__Set task__
Omit all pictures, then retype the data exactly as given.

— Begin Provided data —

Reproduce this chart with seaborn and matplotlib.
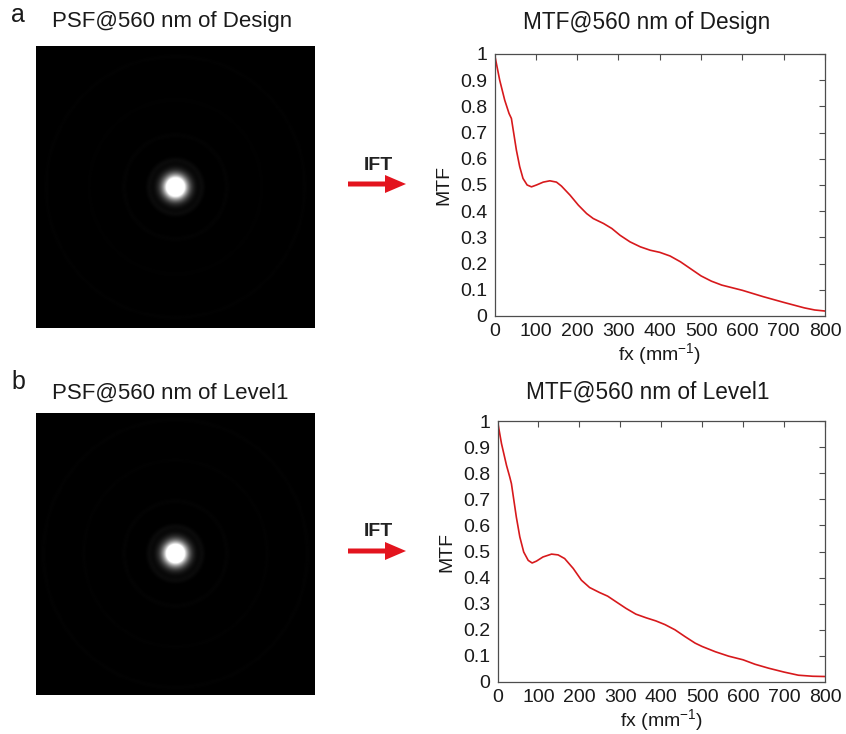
import numpy as np
import pandas as pd
import matplotlib
matplotlib.use("Agg")
import matplotlib.pyplot as plt
import seaborn as sns
from matplotlib.patches import FancyArrow

sns.set_theme(style="white")
plt.rcParams['font.family'] = ['Liberation Sans', 'DejaVu Sans']

# ---------------- data ----------------
fx_design = [0, 12.6, 24.7, 35.2, 40.9, 46.6, 53, 61, 69, 79, 89.5, 101.6, 118, 134, 150, 162,
             183, 203, 223, 239, 264, 284, 304, 328, 353, 377, 400, 425, 450, 475, 500, 525,
             550, 600, 650, 700, 750, 775, 800]
mtf_design = [1.0, 0.90, 0.824, 0.773, 0.754, 0.697, 0.633, 0.57, 0.525, 0.50, 0.493, 0.50, 0.511,
              0.516, 0.511, 0.496, 0.461, 0.423, 0.391, 0.372, 0.353, 0.334, 0.308, 0.283, 0.264,
              0.251, 0.243, 0.229, 0.207, 0.18, 0.153, 0.133, 0.118, 0.098, 0.074, 0.052, 0.031,
              0.023, 0.019]

fx_level1 = [0, 9.8, 22, 30, 34, 40, 46, 54.5, 64, 75, 84.6, 95, 111, 132, 148, 164, 185, 205,
             225, 249, 269, 290, 314, 338, 363, 387, 409, 433.5, 458, 482.7, 500, 532, 564.6,
             600, 629, 662, 700, 735, 770, 800]
mtf_level1 = [1.0, 0.913, 0.83, 0.785, 0.76, 0.696, 0.632, 0.556, 0.498, 0.466, 0.456, 0.463,
              0.479, 0.49, 0.487, 0.473, 0.435, 0.39, 0.362, 0.343, 0.329, 0.307, 0.282, 0.26,
              0.246, 0.234, 0.22, 0.20, 0.174, 0.149, 0.136, 0.116, 0.099, 0.085, 0.068, 0.053,
              0.038, 0.026, 0.022, 0.021]

x_ticks = [0, 100, 200, 300, 400, 500, 600, 700, 800]
y_ticks = [0, 0.1, 0.2, 0.3, 0.4, 0.5, 0.6, 0.7, 0.8, 0.9, 1]
y_ticklabels = ["0", "0.1", "0.2", "0.3", "0.4", "0.5", "0.6", "0.7", "0.8", "0.9", "1"]

psf_titles = ["PSF@560 nm of Design", "PSF@560 nm of Level1"]
mtf_titles = ["MTF@560 nm of Design", "MTF@560 nm of Level1"]
panel_letters = ["a", "b"]

# PSF description: core width and faint ring radii / strengths
psf_core_sigma = [0.056, 0.056]
ring_radii = [[0.19, 0.37, 0.62, 0.93], [0.19, 0.37, 0.66, 0.95]]
ring_strength = [[0.018, 0.007, 0.004, 0.005], [0.018, 0.007, 0.0045, 0.0055]]

# ---------------- figure ----------------
W, H = 846, 734
fig = plt.figure(figsize=(W / 100, H / 100), dpi=100)


def rect(x0, y0, x1, y1):
    return [x0 / W, 1 - y1 / H, (x1 - x0) / W, (y1 - y0) / H]


def make_psf(i, n=300):
    g = np.linspace(-1, 1, n)
    X, Y = np.meshgrid(g, g)
    R = np.sqrt(X ** 2 + Y ** 2)
    img = np.exp(-R ** 2 / (2 * psf_core_sigma[i] ** 2))
    for r0, s in zip(ring_radii[i], ring_strength[i]):
        img += s * np.exp(-(R - r0) ** 2 / (2 * 0.015 ** 2))
    return img


psf_rects = [rect(36, 46, 315, 328), rect(36, 413, 315, 695)]
mtf_rects = [rect(494.5, 54, 825, 316), rect(497.5, 421, 825, 682)]
psf_title_pos = [(172, 22), (170.5, 393)]
mtf_title_pos = [(646.5, 22), (648, 392)]
letter_pos = [(18, 15), (18, 382)]
arrow_y = [184, 551]

mtf_data = [(fx_design, mtf_design), (fx_level1, mtf_level1)]
txt = "#1a1a1a"
axc = "#4d4d4d"

for i in range(2):
    # PSF image
    axp = fig.add_axes(psf_rects[i])
    axp.imshow(make_psf(i), cmap="gray", vmin=0, vmax=0.5, interpolation="bilinear", aspect="auto")
    axp.set_xticks([])
    axp.set_yticks([])
    for s in axp.spines.values():
        s.set_visible(False)
    fig.text(psf_title_pos[i][0] / W, 1 - psf_title_pos[i][1] / H, psf_titles[i],
             ha="center", va="center", fontsize=16, color=txt)
    fig.text(mtf_title_pos[i][0] / W, 1 - mtf_title_pos[i][1] / H, mtf_titles[i],
             ha="center", va="center", fontsize=16.3, color=txt)
    fig.text(letter_pos[i][0] / W, 1 - letter_pos[i][1] / H, panel_letters[i],
             ha="center", va="center", fontsize=18, color=txt)

    # arrow + IFT
    ay = arrow_y[i]
    fig.text(378 / W, 1 - (ay - 19) / H, "IFT", ha="center", va="center", fontsize=14,
             fontweight="bold", color="#222222")
    arr = FancyArrow(348 / W, 1 - ay / H, 58 / W, 0, width=5 / H, head_width=18 / H,
                     head_length=21 / W, length_includes_head=True, color="#e3141e",
                     transform=fig.transFigure, linewidth=0)
    fig.patches.append(arr)

    # MTF curve
    axm = fig.add_axes(mtf_rects[i])
    df = pd.DataFrame({"fx": mtf_data[i][0], "MTF": mtf_data[i][1]})
    sns.lineplot(data=df, x="fx", y="MTF", ax=axm, color="#d7191c", linewidth=1.2)
    axm.set_xlim(0, 800)
    axm.set_ylim(0, 1)
    axm.set_xticks(x_ticks)
    axm.set_xticklabels([str(t) for t in x_ticks])
    axm.set_yticks(y_ticks)
    axm.set_yticklabels(y_ticklabels)
    axm.tick_params(direction="in", length=4, width=0.8, top=True, right=True,
                    labelsize=14, colors=axc, labelcolor=txt, pad=5)
    for s in axm.spines.values():
        s.set_color(axc)
        s.set_linewidth(0.9)
    axm.set_xlabel(r"fx (mm$^{\mathregular{-1}}$)", fontsize=14, color=txt, labelpad=1)
    axm.set_ylabel("MTF", fontsize=14, color=txt, labelpad=6)

fig.savefig("out.png", dpi=100, facecolor="white")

— End Provided data —

__Full response__
Reproduce this chart with seaborn and matplotlib.
import numpy as np
import pandas as pd
import matplotlib
matplotlib.use("Agg")
import matplotlib.pyplot as plt
import seaborn as sns
from matplotlib.patches import FancyArrow

sns.set_theme(style="white")
plt.rcParams['font.family'] = ['Liberation Sans', 'DejaVu Sans']

# ---------------- data ----------------
fx_design = [0, 12.6, 24.7, 35.2, 40.9, 46.6, 53, 61, 69, 79, 89.5, 101.6, 118, 134, 150, 162,
             183, 203, 223, 239, 264, 284, 304, 328, 353, 377, 400, 425, 450, 475, 500, 525,
             550, 600, 650, 700, 750, 775, 800]
mtf_design = [1.0, 0.90, 0.824, 0.773, 0.754, 0.697, 0.633, 0.57, 0.525, 0.50, 0.493, 0.50, 0.511,
              0.516, 0.511, 0.496, 0.461, 0.423, 0.391, 0.372, 0.353, 0.334, 0.308, 0.283, 0.264,
              0.251, 0.243, 0.229, 0.207, 0.18, 0.153, 0.133, 0.118, 0.098, 0.074, 0.052, 0.031,
              0.023, 0.019]

fx_level1 = [0, 9.8, 22, 30, 34, 40, 46, 54.5, 64, 75, 84.6, 95, 111, 132, 148, 164, 185, 205,
             225, 249, 269, 290, 314, 338, 363, 387, 409, 433.5, 458, 482.7, 500, 532, 564.6,
             600, 629, 662, 700, 735, 770, 800]
mtf_level1 = [1.0, 0.913, 0.83, 0.785, 0.76, 0.696, 0.632, 0.556, 0.498, 0.466, 0.456, 0.463,
              0.479, 0.49, 0.487, 0.473, 0.435, 0.39, 0.362, 0.343, 0.329, 0.307, 0.282, 0.26,
              0.246, 0.234, 0.22, 0.20, 0.174, 0.149, 0.136, 0.116, 0.099, 0.085, 0.068, 0.053,
              0.038, 0.026, 0.022, 0.021]

x_ticks = [0, 100, 200, 300, 400, 500, 600, 700, 800]
y_ticks = [0, 0.1, 0.2, 0.3, 0.4, 0.5, 0.6, 0.7, 0.8, 0.9, 1]
y_ticklabels = ["0", "0.1", "0.2", "0.3", "0.4", "0.5", "0.6", "0.7", "0.8", "0.9", "1"]

psf_titles = ["PSF@560 nm of Design", "PSF@560 nm of Level1"]
mtf_titles = ["MTF@560 nm of Design", "MTF@560 nm of Level1"]
panel_letters = ["a", "b"]

# PSF description: core width and faint ring radii / strengths
psf_core_sigma = [0.056, 0.056]
ring_radii = [[0.19, 0.37, 0.62, 0.93], [0.19, 0.37, 0.66, 0.95]]
ring_strength = [[0.018, 0.007, 0.004, 0.005], [0.018, 0.007, 0.0045, 0.0055]]

# ---------------- figure ----------------
W, H = 846, 734
fig = plt.figure(figsize=(W / 100, H / 100), dpi=100)


def rect(x0, y0, x1, y1):
    return [x0 / W, 1 - y1 / H, (x1 - x0) / W, (y1 - y0) / H]


def make_psf(i, n=300):
    g = np.linspace(-1, 1, n)
    X, Y = np.meshgrid(g, g)
    R = np.sqrt(X ** 2 + Y ** 2)
    img = np.exp(-R ** 2 / (2 * psf_core_sigma[i] ** 2))
    for r0, s in zip(ring_radii[i], ring_strength[i]):
        img += s * np.exp(-(R - r0) ** 2 / (2 * 0.015 ** 2))
    return img


psf_rects = [rect(36, 46, 315, 328), rect(36, 413, 315, 695)]
mtf_rects = [rect(494.5, 54, 825, 316), rect(497.5, 421, 825, 682)]
psf_title_pos = [(172, 22), (170.5, 393)]
mtf_title_pos = [(646.5, 22), (648, 392)]
letter_pos = [(18, 15), (18, 382)]
arrow_y = [184, 551]

mtf_data = [(fx_design, mtf_design), (fx_level1, mtf_level1)]
txt = "#1a1a1a"
axc = "#4d4d4d"

for i in range(2):
    # PSF image
    axp = fig.add_axes(psf_rects[i])
    axp.imshow(make_psf(i), cmap="gray", vmin=0, vmax=0.5, interpolation="bilinear", aspect="auto")
    axp.set_xticks([])
    axp.set_yticks([])
    for s in axp.spines.values():
        s.set_visible(False)
    fig.text(psf_title_pos[i][0] / W, 1 - psf_title_pos[i][1] / H, psf_titles[i],
             ha="center", va="center", fontsize=16, color=txt)
    fig.text(mtf_title_pos[i][0] / W, 1 - mtf_title_pos[i][1] / H, mtf_titles[i],
             ha="center", va="center", fontsize=16.3, color=txt)
    fig.text(letter_pos[i][0] / W, 1 - letter_pos[i][1] / H, panel_letters[i],
             ha="center", va="center", fontsize=18, color=txt)

    # arrow + IFT
    ay = arrow_y[i]
    fig.text(378 / W, 1 - (ay - 19) / H, "IFT", ha="center", va="center", fontsize=14,
             fontweight="bold", color="#222222")
    arr = FancyArrow(348 / W, 1 - ay / H, 58 / W, 0, width=5 / H, head_width=18 / H,
                     head_length=21 / W, length_includes_head=True, color="#e3141e",
                     transform=fig.transFigure, linewidth=0)
    fig.patches.append(arr)

    # MTF curve
    axm = fig.add_axes(mtf_rects[i])
    df = pd.DataFrame({"fx": mtf_data[i][0], "MTF": mtf_data[i][1]})
    sns.lineplot(data=df, x="fx", y="MTF", ax=axm, color="#d7191c", linewidth=1.2)
    axm.set_xlim(0, 800)
    axm.set_ylim(0, 1)
    axm.set_xticks(x_ticks)
    axm.set_xticklabels([str(t) for t in x_ticks])
    axm.set_yticks(y_ticks)
    axm.set_yticklabels(y_ticklabels)
    axm.tick_params(direction="in", length=4, width=0.8, top=True, right=True,
                    labelsize=14, colors=axc, labelcolor=txt, pad=5)
    for s in axm.spines.values():
        s.set_color(axc)
        s.set_linewidth(0.9)
    axm.set_xlabel(r"fx (mm$^{\mathregular{-1}}$)", fontsize=14, color=txt, labelpad=1)
    axm.set_ylabel("MTF", fontsize=14, color=txt, labelpad=6)

fig.savefig("out.png", dpi=100, facecolor="white")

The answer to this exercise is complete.